Two family businesses are about to become one
March 19, 2019

Having bought a total 18.7 per cent stake in struggling rival Footasylum (FOOT) last month, JD Sports (JD.) has now offered to buy the entire company for £90m. The high-street chain said it acquired last month’s stake “for investment purposes” but, at the time, said it was only prepared to build “an aggregate interest of 29.9 per cent” – just shy of the threshold that would trigger an automatic bid. Now, JD Sports has offered the company and its shareholders 82.5p a share – a whopping 77 per cent premium to the shares’ last business day closing price prior to the announcement. In response, Footasylum's shares rose by more than three-quarters in a single day’s trading.

IC TIP: Buy at 495p

JD Sports' chairman, Peter Cowgill, called the deal “very complementary” to JD’s existing UK business, while analysts at Shore Capital think management views Footasylum as a “well-established business with a strong reputation for lifestyle fashion”, whose target customer is “slightly older” than JD Sports’. Suffice to say the deal will offer JD plenty of new stores, which can, in the broker’s view, benefit from the acquirer’s sourcing scale and existing infrastructure. For that reason, the enlarged group should drive significant operating synergies.

Footasylum chief executive Claire Nesbitt’s father, David Makin, helped found both JD Sports and Footasylum, while its current chairman, Barry Brown, served as chief executive of JD Sports between 2000 and 2014. Currently, Mr Makin, Ms Nesbitt, her sister Amy and brother Tom each hold stakes of more than 6 per cent in Footasylum, while the Makin children are all beneficiaries of The John Wardle 2016 Settlement, which owns a 34.6 per cent holding. Together, that gives the Makin family control of more than 63 per cent of Footasylum.
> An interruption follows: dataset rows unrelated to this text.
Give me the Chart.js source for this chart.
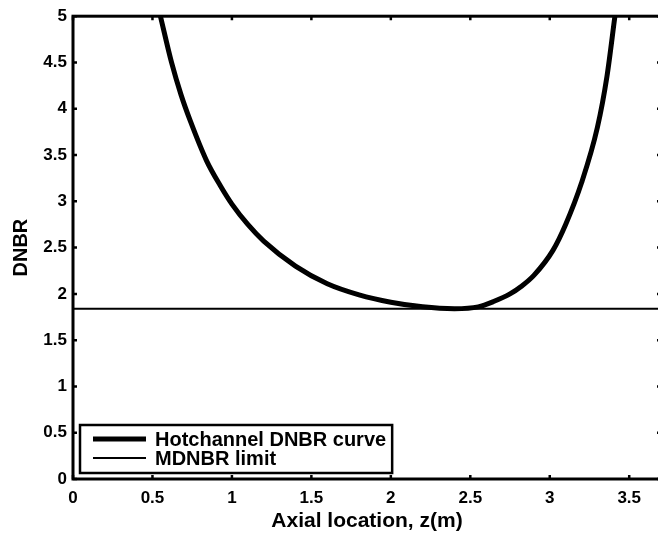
<!DOCTYPE html>
<html>
<head>
<meta charset="utf-8">
<script src="https://cdn.jsdelivr.net/npm/chart.js@4/dist/chart.umd.min.js"></script>
<style>
  html, body { margin: 0; padding: 0; background: #fff; overflow: hidden; }
  #wrap { width: 662px; height: 540px; }
</style>
</head>
<body>
<div id="wrap"><canvas id="chart" width="662" height="540"></canvas></div>
<script>
// values
const axialZ = [0.55, 0.62, 0.68, 0.74, 0.84, 0.93, 1.0, 1.1, 1.2, 1.4, 1.6, 1.8, 2.0, 2.2, 2.4, 2.55, 2.65, 2.75, 2.82, 2.9, 3.02, 3.1, 3.2, 3.3, 3.36, 3.41];
const dnbrHot = [5.0, 4.5, 4.15, 3.86, 3.44, 3.16, 2.97, 2.75, 2.57, 2.3, 2.11, 1.99, 1.91, 1.86, 1.84, 1.86, 1.92, 2.0, 2.08, 2.2, 2.47, 2.75, 3.2, 3.8, 4.35, 5.0];
const mdnbrZ = [0, 3.7];
const mdnbrLimit = [1.84, 1.84];
const seriesLabels = ['Hotchannel DNBR curve', 'MDNBR limit'];
const xTicks = [0, 0.5, 1, 1.5, 2, 2.5, 3, 3.5];
const yTicks = [0, 0.5, 1, 1.5, 2, 2.5, 3, 3.5, 4, 4.5, 5];

const fontFamily = '"Liberation Sans", Arial, Helvetica, sans-serif';

// matlab style box, inward ticks and boxed legend
const matlabAxes = {
    id: 'matlabAxes',
    afterDatasetsDraw(chart) {
        const { ctx, chartArea: a, scales } = chart;
        ctx.save();
        ctx.strokeStyle = '#000';
        ctx.lineWidth = 2.5;
        const tl = 4;
        xTicks.forEach(v => {
            const px = scales.x.getPixelForValue(v);
            ctx.beginPath();
            ctx.moveTo(px, a.bottom); ctx.lineTo(px, a.bottom - tl);
            ctx.moveTo(px, a.top); ctx.lineTo(px, a.top + tl);
            ctx.stroke();
        });
        yTicks.forEach(v => {
            const py = scales.y.getPixelForValue(v);
            ctx.beginPath();
            ctx.moveTo(a.left, py); ctx.lineTo(a.left + tl, py);
            ctx.moveTo(a.right, py); ctx.lineTo(a.right - tl, py);
            ctx.stroke();
        });
        ctx.lineWidth = 3;
        ctx.strokeRect(a.left, a.top, a.right - a.left, a.bottom - a.top);

        // legend
        const ds = chart.data.datasets;
        ctx.font = 'bold 20px ' + fontFamily;
        const textW = Math.max(...ds.map(d => ctx.measureText(d.label).width));
        const left = a.left + 7;
        const bottom = a.bottom - 6;
        const boxH = 48;
        const top = bottom - boxH;
        const boxW = 75 + textW + 6;
        ctx.fillStyle = '#fff';
        ctx.fillRect(left, top, boxW, boxH);
        ctx.lineWidth = 2.5;
        ctx.strokeRect(left, top, boxW, boxH);
        ds.forEach((d, i) => {
            const y = top + 14 + i * 19;
            ctx.beginPath();
            ctx.lineWidth = d.borderWidth;
            ctx.moveTo(left + 13, y);
            ctx.lineTo(left + 66, y);
            ctx.stroke();
            ctx.fillStyle = '#000';
            ctx.textBaseline = 'middle';
            ctx.textAlign = 'left';
            ctx.fillText(d.label, left + 75, y + 1);
        });
        ctx.restore();
    }
};

const ctx = document.getElementById('chart').getContext('2d');
new Chart(ctx, {
    type: 'line',
    data: {
        datasets: [
            {
                label: seriesLabels[0],
                data: axialZ.map((z, i) => ({ x: z, y: dnbrHot[i] })),
                borderColor: '#000',
                borderWidth: 5,
                pointRadius: 0,
                cubicInterpolationMode: 'monotone',
                clip: 0
            },
            {
                label: seriesLabels[1],
                data: mdnbrZ.map((z, i) => ({ x: z, y: mdnbrLimit[i] })),
                borderColor: '#000',
                borderWidth: 2,
                pointRadius: 0,
                clip: 0
            }
        ]
    },
    options: {
        responsive: false,
        animation: false,
        devicePixelRatio: 1,
        layout: { padding: { top: 15, right: 1, left: 0, bottom: 0 } },
        plugins: {
            legend: { display: false },
            tooltip: { enabled: false }
        },
        scales: {
            x: {
                type: 'linear',
                min: 0,
                max: 3.7,
                afterBuildTicks: s => { s.ticks = xTicks.map(v => ({ value: v })); },
                afterFit: s => { s.height = 61; },
                grid: { display: false, drawTicks: false },
                border: { display: false },
                ticks: {
                    autoSkip: false,
                    maxRotation: 0,
                    padding: 9,
                    color: '#000',
                    font: { family: fontFamily, size: 17, weight: 'bold' },
                    callback: v => String(v)
                },
                title: {
                    display: true,
                    text: 'Axial location, z(m)',
                    color: '#000',
                    font: { family: fontFamily, size: 21, weight: 'bold' },
                    padding: { top: 0, bottom: 6 }
                }
            },
            y: {
                type: 'linear',
                min: 0,
                max: 5,
                afterBuildTicks: s => { s.ticks = yTicks.map(v => ({ value: v })); },
                afterFit: s => { s.width = 73; },
                grid: { display: false, drawTicks: false },
                border: { display: false },
                ticks: {
                    autoSkip: false,
                    padding: 6,
                    color: '#000',
                    font: { family: fontFamily, size: 17, weight: 'bold' },
                    callback: v => String(v)
                },
                title: {
                    display: true,
                    text: 'DNBR',
                    color: '#000',
                    font: { family: fontFamily, size: 20, weight: 'bold' },
                    padding: { top: 9, bottom: 0 }
                }
            }
        }
    },
    plugins: [matlabAxes]
});
</script>
</body>
</html>
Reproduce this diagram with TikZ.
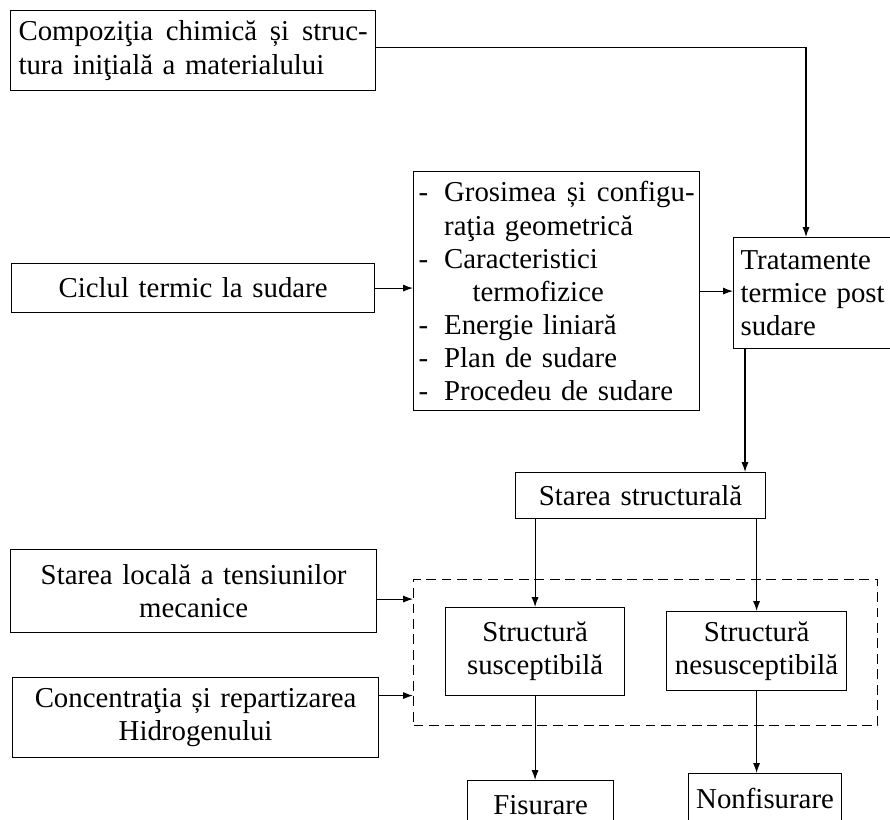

The group issued a string of profit warnings last year – most recently in January – as prolonged discounting weighed on margins, causing the share price to halve over the past 12 months. By contrast, JD Sports has defied much of the UK retail doom and gloom, reporting a 15 per cent rise in sales over the 48 weeks to 5 January 2019, with like-for-like growth in excess of 5 per cent.